Short exercise:
Every line from the top of the records through the line containing "-21, -10, 0];" should be retyped exactly; the pictures should not.

(Figure scripts)
──────────

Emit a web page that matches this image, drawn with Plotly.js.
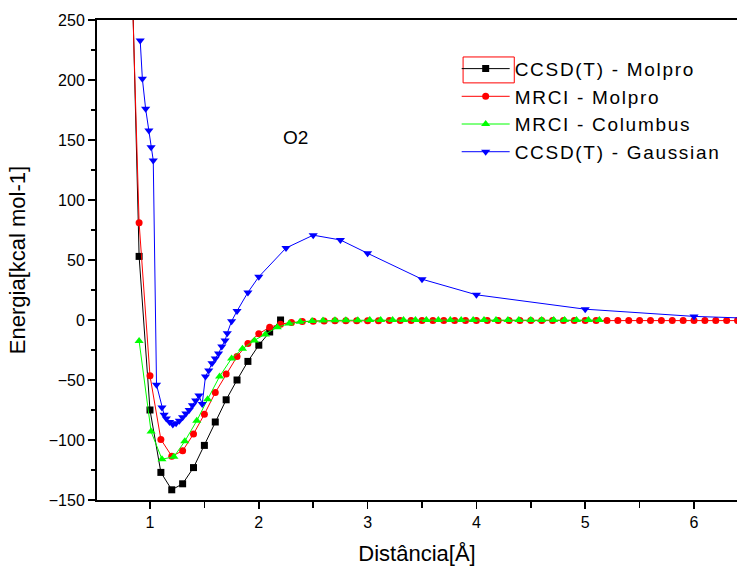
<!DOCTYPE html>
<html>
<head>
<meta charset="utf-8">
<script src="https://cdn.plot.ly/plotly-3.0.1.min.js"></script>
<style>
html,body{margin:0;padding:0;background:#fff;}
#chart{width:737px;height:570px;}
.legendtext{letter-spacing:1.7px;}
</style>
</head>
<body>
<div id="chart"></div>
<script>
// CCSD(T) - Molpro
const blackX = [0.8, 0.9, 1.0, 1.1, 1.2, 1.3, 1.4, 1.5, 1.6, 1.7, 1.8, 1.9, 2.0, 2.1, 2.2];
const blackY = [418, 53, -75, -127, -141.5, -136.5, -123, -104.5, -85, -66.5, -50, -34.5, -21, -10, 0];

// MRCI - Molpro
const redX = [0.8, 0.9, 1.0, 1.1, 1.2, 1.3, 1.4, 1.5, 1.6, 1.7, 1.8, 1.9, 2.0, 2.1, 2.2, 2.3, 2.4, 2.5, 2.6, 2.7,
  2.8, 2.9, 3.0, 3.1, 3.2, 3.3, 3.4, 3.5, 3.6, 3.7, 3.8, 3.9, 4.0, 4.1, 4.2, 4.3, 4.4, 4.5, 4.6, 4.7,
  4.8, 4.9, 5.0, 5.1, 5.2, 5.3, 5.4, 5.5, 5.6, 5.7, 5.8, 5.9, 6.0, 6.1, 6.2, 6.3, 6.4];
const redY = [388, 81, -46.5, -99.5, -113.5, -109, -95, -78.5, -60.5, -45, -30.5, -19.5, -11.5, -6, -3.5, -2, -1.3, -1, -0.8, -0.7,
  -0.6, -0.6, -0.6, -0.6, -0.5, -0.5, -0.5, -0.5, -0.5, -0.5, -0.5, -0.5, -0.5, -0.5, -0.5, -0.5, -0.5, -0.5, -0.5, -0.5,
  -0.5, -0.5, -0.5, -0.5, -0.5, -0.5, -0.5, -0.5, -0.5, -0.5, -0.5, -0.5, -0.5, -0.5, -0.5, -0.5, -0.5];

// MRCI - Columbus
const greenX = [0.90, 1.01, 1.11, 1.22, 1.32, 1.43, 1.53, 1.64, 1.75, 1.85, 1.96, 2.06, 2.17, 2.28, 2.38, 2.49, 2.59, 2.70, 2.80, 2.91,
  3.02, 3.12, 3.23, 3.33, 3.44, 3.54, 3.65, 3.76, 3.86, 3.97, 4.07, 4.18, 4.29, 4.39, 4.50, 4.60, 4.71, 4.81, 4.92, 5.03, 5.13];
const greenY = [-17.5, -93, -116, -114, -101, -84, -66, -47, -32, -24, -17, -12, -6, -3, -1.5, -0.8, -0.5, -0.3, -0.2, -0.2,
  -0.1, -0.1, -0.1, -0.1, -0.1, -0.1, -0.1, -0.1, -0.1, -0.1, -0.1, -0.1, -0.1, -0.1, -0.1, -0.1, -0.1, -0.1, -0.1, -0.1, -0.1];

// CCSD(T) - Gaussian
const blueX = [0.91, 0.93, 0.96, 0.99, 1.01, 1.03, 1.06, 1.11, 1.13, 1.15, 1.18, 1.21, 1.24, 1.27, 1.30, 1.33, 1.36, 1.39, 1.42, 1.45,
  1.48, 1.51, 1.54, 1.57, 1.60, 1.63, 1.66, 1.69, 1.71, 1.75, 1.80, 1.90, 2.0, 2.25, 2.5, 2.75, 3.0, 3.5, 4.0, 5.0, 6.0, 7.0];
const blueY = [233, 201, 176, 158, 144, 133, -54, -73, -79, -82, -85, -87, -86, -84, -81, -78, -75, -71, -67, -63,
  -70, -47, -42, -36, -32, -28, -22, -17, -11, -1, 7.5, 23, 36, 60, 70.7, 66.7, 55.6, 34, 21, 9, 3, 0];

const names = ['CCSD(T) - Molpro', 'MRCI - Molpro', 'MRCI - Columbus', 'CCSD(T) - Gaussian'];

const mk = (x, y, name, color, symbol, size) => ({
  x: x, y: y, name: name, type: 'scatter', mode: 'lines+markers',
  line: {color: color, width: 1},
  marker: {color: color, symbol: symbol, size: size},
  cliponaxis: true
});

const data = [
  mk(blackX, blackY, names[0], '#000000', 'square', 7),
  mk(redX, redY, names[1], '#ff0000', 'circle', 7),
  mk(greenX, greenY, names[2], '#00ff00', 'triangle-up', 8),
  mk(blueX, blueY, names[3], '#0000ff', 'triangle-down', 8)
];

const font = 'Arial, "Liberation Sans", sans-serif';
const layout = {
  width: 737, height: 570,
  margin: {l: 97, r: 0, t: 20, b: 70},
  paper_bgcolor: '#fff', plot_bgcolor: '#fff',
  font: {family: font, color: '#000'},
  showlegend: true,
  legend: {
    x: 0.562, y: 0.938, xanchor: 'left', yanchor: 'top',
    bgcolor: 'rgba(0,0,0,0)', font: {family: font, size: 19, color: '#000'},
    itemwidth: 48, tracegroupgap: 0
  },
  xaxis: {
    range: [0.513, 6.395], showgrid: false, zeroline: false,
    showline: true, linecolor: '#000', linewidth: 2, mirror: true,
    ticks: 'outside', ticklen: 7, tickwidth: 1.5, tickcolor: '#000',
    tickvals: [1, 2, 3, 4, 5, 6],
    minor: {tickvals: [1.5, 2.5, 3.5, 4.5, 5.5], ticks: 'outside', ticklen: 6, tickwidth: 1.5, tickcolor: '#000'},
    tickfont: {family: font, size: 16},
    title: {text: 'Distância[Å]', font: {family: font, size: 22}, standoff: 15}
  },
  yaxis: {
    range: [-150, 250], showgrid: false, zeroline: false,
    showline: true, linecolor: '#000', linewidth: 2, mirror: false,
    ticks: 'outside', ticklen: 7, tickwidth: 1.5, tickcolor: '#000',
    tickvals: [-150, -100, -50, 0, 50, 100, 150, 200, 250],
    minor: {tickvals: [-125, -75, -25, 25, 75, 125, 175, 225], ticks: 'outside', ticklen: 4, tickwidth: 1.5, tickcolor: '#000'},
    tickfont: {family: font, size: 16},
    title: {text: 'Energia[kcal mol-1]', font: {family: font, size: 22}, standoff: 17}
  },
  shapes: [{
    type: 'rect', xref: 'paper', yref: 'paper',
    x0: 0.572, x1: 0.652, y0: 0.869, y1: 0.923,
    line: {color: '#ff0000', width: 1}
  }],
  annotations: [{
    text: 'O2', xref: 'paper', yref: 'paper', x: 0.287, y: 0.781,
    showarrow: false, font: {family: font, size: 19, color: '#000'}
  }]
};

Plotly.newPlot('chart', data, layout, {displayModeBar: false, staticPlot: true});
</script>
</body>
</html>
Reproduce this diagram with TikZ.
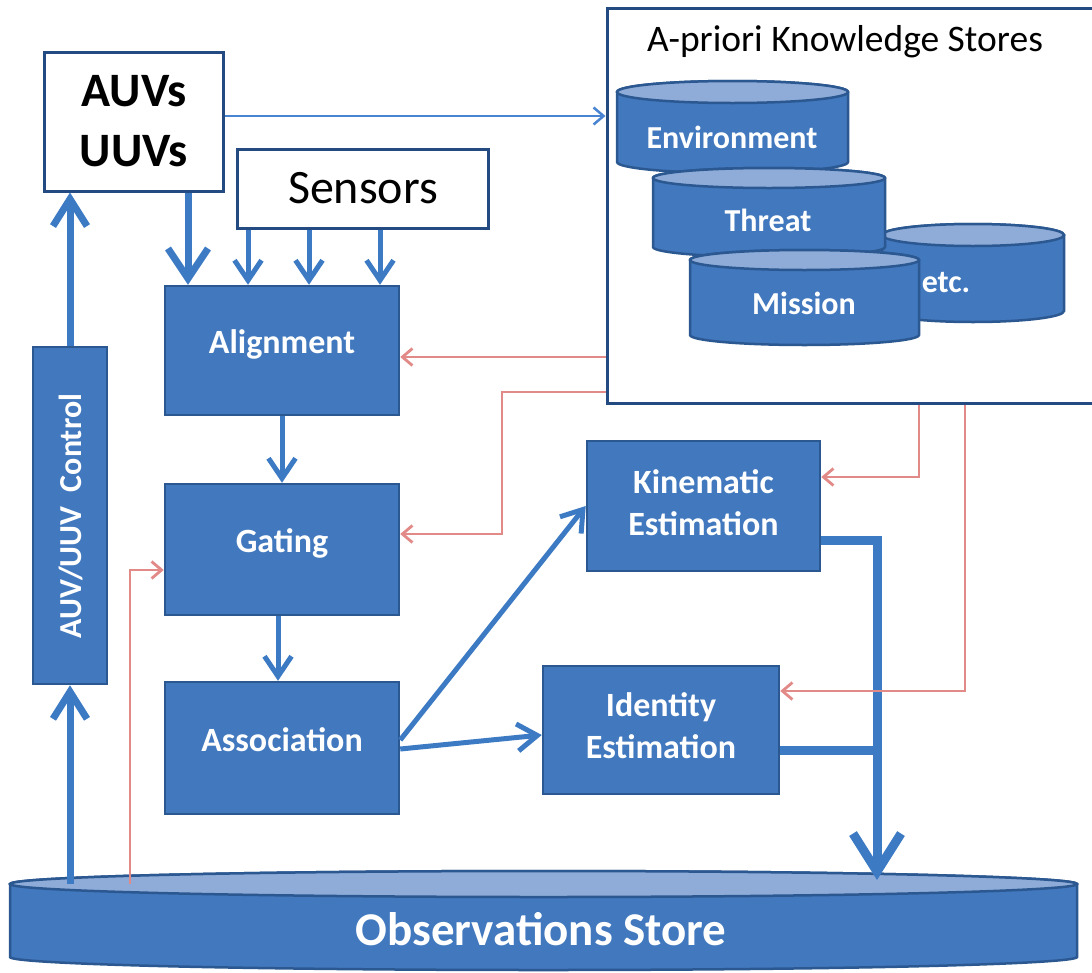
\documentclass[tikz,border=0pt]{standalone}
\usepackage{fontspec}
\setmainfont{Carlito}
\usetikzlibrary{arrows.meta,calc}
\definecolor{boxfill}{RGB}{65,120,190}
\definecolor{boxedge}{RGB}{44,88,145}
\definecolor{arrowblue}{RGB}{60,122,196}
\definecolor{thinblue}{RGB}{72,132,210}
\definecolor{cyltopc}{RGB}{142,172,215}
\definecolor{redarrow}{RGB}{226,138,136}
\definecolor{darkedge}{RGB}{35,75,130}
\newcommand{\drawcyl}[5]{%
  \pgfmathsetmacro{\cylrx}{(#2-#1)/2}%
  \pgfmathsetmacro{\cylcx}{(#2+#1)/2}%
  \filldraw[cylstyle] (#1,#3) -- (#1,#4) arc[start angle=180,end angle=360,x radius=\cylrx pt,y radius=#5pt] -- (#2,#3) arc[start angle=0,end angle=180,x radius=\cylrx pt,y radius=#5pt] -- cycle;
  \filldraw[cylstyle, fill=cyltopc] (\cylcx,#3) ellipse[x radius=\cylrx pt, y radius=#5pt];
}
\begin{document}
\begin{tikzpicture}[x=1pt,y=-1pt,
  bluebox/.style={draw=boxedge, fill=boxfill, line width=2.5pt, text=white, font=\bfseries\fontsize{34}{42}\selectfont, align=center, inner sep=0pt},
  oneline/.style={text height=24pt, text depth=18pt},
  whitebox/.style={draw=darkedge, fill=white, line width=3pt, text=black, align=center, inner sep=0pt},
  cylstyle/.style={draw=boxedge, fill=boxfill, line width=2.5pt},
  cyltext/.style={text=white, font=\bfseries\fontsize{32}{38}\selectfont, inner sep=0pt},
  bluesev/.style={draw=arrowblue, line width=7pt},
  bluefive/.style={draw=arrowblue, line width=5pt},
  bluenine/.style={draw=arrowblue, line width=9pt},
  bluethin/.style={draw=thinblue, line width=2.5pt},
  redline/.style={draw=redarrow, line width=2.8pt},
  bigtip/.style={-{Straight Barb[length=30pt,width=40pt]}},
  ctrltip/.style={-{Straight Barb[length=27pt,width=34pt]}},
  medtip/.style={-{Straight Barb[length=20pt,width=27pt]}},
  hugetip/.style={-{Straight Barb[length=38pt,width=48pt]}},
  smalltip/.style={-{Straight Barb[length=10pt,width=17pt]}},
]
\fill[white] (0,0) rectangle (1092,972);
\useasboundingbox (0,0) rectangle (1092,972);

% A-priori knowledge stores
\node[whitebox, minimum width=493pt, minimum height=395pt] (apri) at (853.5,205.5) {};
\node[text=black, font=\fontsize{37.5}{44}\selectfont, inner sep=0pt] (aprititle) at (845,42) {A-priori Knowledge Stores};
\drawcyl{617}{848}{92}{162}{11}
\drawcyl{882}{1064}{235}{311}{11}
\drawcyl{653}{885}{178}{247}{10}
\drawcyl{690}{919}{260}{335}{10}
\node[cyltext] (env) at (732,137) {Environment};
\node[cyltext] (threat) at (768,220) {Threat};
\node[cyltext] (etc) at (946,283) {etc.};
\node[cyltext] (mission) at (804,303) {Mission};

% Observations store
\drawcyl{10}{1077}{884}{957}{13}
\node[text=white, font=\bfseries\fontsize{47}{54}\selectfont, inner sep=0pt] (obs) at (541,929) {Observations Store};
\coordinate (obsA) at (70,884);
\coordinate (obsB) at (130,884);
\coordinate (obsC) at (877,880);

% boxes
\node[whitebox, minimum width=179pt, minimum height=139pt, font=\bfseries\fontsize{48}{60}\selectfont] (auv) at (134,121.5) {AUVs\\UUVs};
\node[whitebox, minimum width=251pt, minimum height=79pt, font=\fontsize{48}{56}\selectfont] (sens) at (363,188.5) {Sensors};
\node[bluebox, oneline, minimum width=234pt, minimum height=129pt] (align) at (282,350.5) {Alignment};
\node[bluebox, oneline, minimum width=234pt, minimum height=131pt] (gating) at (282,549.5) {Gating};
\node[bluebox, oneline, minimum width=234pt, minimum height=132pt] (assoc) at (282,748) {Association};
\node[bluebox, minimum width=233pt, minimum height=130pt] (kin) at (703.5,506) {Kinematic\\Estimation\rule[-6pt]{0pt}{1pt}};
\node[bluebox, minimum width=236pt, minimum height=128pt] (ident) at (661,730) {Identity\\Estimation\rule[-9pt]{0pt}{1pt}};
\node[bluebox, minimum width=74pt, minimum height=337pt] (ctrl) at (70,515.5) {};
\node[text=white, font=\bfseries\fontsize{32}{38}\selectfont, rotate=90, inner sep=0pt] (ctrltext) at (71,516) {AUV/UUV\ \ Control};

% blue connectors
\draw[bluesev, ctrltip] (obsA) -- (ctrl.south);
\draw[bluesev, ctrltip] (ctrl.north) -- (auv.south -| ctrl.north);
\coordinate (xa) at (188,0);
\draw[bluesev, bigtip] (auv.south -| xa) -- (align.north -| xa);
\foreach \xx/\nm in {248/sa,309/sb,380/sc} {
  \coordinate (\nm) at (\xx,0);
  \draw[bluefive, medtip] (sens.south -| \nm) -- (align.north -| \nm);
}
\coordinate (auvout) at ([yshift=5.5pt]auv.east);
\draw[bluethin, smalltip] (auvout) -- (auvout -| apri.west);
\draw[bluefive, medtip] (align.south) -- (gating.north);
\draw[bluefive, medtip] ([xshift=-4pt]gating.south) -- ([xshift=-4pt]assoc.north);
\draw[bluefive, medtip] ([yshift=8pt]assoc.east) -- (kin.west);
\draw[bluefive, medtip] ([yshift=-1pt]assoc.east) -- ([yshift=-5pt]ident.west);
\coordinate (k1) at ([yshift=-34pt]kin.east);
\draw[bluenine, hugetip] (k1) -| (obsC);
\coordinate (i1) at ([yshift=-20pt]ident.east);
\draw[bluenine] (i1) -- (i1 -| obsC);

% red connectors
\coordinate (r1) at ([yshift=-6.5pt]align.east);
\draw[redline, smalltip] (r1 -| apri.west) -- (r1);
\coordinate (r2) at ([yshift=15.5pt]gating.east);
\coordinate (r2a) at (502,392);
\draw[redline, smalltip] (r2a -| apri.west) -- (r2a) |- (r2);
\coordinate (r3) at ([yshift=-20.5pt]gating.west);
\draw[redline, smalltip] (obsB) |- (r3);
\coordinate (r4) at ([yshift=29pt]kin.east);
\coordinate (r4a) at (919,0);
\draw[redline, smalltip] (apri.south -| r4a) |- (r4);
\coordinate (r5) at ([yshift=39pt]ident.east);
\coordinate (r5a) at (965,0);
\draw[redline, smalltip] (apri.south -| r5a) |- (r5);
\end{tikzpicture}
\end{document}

──────────

Solution to the problem:
Emit a web page that matches this image, drawn with Plotly.js.
<!DOCTYPE html>
<html>
<head>
<meta charset="utf-8">
<script src="https://cdn.plot.ly/plotly-3.0.1.min.js"></script>
<style>
html,body{margin:0;padding:0;background:#fff;}
#chart{width:737px;height:570px;}
.legendtext{letter-spacing:1.7px;}
</style>
</head>
<body>
<div id="chart"></div>
<script>
// CCSD(T) - Molpro
const blackX = [0.8, 0.9, 1.0, 1.1, 1.2, 1.3, 1.4, 1.5, 1.6, 1.7, 1.8, 1.9, 2.0, 2.1, 2.2];
const blackY = [418, 53, -75, -127, -141.5, -136.5, -123, -104.5, -85, -66.5, -50, -34.5, -21, -10, 0];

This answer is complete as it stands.